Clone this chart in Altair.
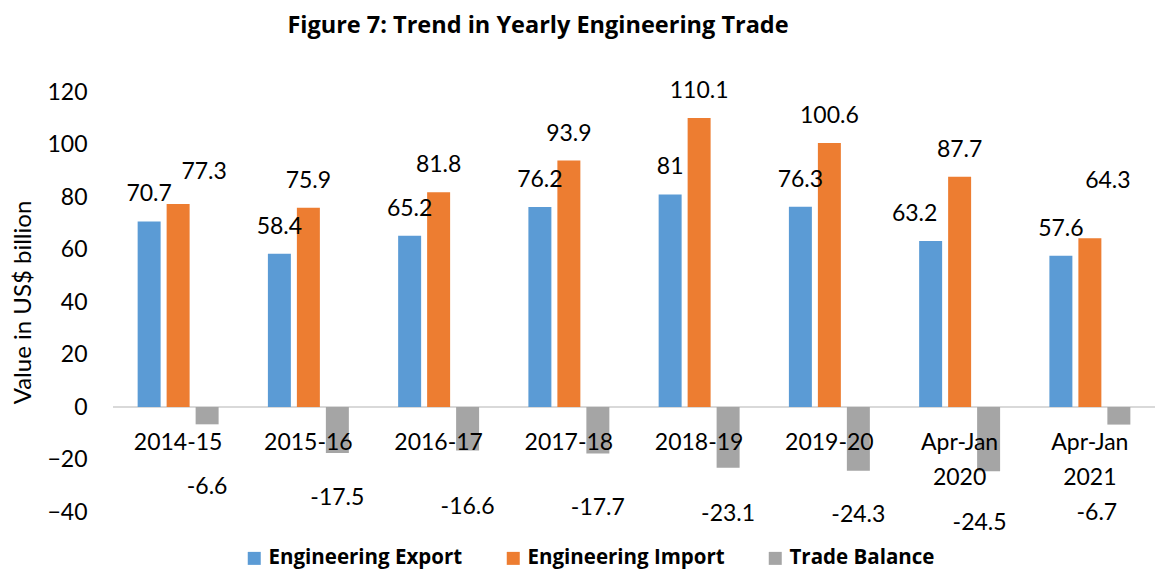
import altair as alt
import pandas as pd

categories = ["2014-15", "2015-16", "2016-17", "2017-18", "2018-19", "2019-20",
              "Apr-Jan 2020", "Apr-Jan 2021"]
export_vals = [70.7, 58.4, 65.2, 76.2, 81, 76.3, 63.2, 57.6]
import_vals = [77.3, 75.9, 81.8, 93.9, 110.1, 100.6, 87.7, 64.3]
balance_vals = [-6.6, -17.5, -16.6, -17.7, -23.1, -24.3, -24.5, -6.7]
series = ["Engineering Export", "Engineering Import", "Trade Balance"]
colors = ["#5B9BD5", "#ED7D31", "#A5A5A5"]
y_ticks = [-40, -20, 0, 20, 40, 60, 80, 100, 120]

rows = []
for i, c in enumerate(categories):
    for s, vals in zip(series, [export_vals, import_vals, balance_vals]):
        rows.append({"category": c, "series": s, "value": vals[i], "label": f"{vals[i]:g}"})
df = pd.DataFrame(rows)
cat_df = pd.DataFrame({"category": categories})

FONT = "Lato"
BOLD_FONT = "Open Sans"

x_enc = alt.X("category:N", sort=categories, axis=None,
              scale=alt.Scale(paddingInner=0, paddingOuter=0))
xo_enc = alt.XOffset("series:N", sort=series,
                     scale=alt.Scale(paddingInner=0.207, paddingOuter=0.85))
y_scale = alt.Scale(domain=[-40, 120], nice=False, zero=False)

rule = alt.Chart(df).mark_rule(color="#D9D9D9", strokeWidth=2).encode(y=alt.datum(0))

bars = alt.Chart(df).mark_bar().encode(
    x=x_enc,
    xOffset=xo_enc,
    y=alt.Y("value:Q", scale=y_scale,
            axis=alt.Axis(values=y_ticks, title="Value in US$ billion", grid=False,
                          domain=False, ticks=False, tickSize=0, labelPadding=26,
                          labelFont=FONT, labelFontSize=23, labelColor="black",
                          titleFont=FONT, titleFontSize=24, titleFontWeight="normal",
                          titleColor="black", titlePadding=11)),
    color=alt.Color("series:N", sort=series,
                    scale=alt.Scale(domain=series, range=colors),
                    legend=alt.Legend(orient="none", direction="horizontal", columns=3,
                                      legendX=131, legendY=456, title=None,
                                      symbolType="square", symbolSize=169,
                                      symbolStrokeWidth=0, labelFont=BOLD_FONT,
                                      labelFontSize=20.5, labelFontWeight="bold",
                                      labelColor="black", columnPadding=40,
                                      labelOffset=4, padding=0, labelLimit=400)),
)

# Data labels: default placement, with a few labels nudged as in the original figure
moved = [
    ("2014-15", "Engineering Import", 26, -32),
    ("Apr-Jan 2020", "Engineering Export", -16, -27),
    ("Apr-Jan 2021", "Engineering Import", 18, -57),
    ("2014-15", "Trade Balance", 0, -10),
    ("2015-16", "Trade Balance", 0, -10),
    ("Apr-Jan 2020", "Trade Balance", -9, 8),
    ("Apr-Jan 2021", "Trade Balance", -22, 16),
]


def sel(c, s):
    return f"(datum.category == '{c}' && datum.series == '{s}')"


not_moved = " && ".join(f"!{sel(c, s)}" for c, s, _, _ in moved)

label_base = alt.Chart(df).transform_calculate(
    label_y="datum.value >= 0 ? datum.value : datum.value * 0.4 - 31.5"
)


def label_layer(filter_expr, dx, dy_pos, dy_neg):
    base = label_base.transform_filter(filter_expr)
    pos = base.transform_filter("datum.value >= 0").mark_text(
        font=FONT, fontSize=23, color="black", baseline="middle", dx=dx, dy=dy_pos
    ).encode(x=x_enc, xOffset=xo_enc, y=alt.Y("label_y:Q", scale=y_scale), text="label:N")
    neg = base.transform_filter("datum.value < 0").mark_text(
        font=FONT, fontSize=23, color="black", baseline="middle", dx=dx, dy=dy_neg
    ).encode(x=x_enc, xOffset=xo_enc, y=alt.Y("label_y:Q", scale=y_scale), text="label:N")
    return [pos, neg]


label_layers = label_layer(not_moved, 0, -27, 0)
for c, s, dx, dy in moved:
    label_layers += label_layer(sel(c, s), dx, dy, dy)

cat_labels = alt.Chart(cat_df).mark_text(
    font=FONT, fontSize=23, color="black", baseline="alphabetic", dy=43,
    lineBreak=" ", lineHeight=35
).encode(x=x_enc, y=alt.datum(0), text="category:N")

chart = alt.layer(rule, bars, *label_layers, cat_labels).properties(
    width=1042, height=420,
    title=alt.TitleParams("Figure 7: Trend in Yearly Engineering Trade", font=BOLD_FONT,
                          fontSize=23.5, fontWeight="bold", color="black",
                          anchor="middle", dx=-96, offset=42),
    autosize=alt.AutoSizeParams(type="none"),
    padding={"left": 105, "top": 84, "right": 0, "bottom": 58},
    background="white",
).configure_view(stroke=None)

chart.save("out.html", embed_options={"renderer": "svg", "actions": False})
--
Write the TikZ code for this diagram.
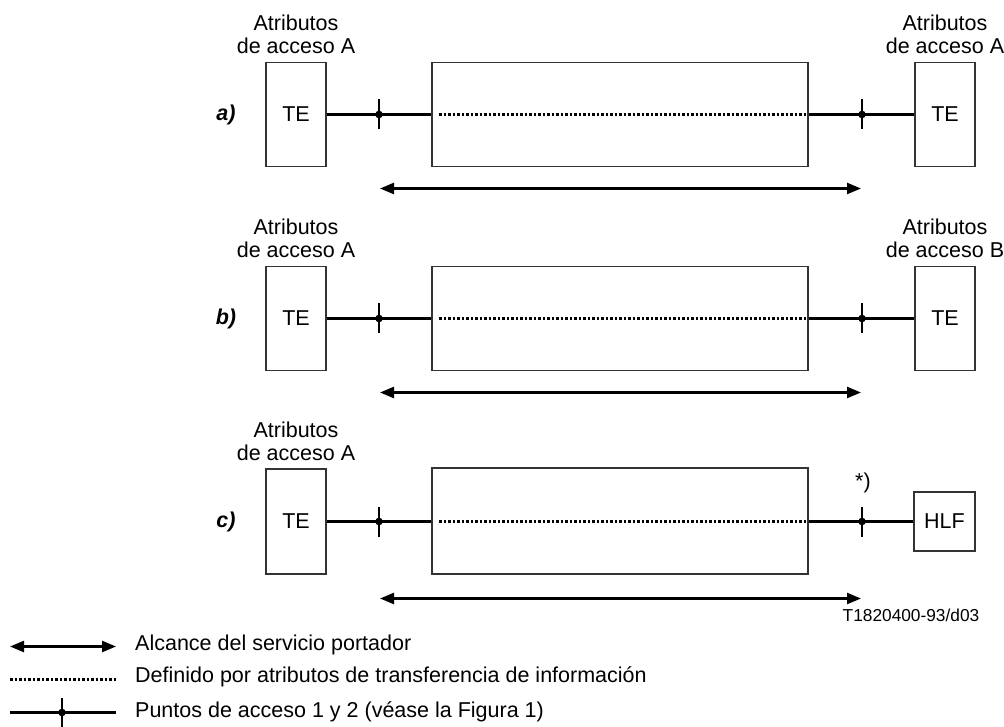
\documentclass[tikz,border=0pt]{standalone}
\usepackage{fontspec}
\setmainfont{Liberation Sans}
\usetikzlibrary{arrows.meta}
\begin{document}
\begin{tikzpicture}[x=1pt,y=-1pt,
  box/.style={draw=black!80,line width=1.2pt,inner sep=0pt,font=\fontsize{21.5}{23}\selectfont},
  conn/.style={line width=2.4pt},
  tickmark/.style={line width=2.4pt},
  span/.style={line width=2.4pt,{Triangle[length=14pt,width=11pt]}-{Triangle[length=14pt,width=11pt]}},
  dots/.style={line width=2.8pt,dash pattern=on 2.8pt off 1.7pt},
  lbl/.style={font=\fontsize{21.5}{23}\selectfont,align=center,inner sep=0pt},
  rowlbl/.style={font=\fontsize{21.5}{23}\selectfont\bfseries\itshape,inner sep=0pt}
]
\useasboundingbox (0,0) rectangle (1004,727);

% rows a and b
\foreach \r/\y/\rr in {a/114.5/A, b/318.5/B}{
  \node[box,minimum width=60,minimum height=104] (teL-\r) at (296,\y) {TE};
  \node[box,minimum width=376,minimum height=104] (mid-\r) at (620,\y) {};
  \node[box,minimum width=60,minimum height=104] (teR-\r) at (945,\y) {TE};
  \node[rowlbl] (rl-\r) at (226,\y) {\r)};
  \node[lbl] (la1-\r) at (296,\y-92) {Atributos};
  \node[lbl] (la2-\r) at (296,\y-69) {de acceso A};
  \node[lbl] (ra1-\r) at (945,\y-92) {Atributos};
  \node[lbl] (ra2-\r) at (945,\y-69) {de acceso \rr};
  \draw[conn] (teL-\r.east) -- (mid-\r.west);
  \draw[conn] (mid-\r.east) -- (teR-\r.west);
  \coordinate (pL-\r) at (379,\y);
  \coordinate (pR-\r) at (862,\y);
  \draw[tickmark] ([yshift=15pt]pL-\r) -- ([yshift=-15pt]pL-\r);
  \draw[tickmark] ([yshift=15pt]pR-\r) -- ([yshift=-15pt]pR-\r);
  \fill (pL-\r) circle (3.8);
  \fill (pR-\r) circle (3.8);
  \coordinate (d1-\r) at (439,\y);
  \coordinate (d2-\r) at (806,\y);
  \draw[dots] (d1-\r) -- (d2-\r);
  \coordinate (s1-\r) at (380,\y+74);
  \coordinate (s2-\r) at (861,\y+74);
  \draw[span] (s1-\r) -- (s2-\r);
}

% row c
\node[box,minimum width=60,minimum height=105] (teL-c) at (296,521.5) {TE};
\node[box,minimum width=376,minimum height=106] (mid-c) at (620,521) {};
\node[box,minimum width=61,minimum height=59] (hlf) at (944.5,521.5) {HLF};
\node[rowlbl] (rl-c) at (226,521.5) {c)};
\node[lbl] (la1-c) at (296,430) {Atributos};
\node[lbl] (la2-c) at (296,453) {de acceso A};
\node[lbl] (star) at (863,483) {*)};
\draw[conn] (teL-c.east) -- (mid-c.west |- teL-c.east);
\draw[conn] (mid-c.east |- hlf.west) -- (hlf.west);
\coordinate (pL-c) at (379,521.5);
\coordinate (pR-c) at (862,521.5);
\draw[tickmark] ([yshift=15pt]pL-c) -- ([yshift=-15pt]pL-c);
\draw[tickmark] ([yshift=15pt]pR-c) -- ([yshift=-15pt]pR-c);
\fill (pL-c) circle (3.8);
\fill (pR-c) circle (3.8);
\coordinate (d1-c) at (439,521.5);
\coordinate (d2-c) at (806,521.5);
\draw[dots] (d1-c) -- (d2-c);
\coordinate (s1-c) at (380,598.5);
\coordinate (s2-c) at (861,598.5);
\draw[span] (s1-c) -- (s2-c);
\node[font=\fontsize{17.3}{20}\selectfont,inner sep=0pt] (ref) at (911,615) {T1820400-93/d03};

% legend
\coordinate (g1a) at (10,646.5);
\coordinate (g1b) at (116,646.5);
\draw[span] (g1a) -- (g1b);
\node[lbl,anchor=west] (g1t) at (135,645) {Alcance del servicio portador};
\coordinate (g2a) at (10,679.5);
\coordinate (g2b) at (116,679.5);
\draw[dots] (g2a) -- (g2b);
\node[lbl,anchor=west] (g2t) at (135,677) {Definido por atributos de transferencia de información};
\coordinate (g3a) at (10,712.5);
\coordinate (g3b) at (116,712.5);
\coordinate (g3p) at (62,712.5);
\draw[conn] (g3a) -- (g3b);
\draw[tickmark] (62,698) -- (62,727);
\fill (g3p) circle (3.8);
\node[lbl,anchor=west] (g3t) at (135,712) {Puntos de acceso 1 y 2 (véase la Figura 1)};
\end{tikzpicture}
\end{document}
...
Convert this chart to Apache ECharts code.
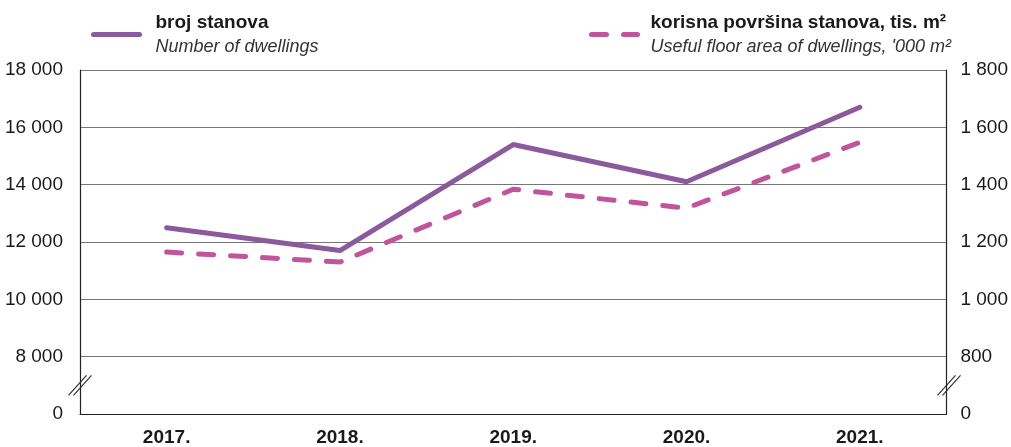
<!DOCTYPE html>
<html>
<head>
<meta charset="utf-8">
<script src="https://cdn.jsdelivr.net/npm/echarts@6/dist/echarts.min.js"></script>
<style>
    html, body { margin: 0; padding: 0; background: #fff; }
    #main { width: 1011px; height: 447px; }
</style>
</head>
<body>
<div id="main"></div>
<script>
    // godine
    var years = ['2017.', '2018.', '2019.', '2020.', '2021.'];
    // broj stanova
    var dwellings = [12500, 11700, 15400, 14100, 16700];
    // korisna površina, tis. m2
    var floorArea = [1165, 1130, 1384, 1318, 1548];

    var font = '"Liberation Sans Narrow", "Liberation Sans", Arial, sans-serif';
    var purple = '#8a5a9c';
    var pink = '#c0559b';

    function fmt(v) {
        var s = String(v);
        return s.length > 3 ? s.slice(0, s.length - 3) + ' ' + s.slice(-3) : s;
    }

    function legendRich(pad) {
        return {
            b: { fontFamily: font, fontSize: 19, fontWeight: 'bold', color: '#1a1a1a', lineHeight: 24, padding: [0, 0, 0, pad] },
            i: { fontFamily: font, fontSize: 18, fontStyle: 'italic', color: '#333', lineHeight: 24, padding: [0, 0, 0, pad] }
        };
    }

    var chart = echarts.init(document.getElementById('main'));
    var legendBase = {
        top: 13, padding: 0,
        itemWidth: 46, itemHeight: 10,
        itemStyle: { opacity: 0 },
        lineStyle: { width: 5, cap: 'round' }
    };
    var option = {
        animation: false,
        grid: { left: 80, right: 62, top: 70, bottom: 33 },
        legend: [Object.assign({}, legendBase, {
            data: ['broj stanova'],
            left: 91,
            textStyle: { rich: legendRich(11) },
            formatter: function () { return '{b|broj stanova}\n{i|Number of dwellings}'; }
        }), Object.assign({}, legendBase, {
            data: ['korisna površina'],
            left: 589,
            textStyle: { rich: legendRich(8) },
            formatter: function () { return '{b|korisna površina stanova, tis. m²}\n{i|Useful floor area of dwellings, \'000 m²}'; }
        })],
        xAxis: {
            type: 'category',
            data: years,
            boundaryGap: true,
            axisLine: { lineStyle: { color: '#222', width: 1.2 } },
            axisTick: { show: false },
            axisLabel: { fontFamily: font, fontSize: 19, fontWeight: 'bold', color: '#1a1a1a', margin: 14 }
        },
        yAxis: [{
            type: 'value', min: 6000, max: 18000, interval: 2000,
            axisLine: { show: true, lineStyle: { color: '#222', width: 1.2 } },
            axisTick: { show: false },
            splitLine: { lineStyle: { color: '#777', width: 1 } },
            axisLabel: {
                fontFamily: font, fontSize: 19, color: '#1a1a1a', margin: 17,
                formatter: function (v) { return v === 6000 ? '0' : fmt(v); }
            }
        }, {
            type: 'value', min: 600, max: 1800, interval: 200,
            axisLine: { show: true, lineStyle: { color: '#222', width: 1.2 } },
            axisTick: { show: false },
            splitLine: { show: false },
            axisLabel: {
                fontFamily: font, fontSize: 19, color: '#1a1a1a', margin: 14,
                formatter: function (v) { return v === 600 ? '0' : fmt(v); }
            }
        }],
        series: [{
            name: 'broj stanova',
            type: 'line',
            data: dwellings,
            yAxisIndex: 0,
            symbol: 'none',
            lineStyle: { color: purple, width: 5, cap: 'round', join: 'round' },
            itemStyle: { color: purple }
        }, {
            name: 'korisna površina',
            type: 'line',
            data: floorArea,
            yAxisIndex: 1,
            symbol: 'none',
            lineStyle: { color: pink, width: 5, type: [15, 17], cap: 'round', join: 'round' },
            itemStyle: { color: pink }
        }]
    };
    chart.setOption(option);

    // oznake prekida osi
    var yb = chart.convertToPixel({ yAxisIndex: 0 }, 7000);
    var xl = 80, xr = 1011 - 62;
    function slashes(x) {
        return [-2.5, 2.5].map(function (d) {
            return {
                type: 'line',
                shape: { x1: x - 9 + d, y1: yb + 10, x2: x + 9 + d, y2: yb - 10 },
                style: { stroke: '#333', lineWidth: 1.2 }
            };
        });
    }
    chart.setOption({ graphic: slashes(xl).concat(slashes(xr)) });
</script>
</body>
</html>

> _To do_:
From the records above, extract the lines from the one holding "Clone this chart in Altair." through the one holding "y_ticks = [-40, -20, 0, 20, 40, 60, 80, 100, 120]", word for word; omit the pictures.

> _Written response_:
Clone this chart in Altair.
import altair as alt
import pandas as pd

categories = ["2014-15", "2015-16", "2016-17", "2017-18", "2018-19", "2019-20",
              "Apr-Jan 2020", "Apr-Jan 2021"]
export_vals = [70.7, 58.4, 65.2, 76.2, 81, 76.3, 63.2, 57.6]
import_vals = [77.3, 75.9, 81.8, 93.9, 110.1, 100.6, 87.7, 64.3]
balance_vals = [-6.6, -17.5, -16.6, -17.7, -23.1, -24.3, -24.5, -6.7]
series = ["Engineering Export", "Engineering Import", "Trade Balance"]
colors = ["#5B9BD5", "#ED7D31", "#A5A5A5"]
y_ticks = [-40, -20, 0, 20, 40, 60, 80, 100, 120]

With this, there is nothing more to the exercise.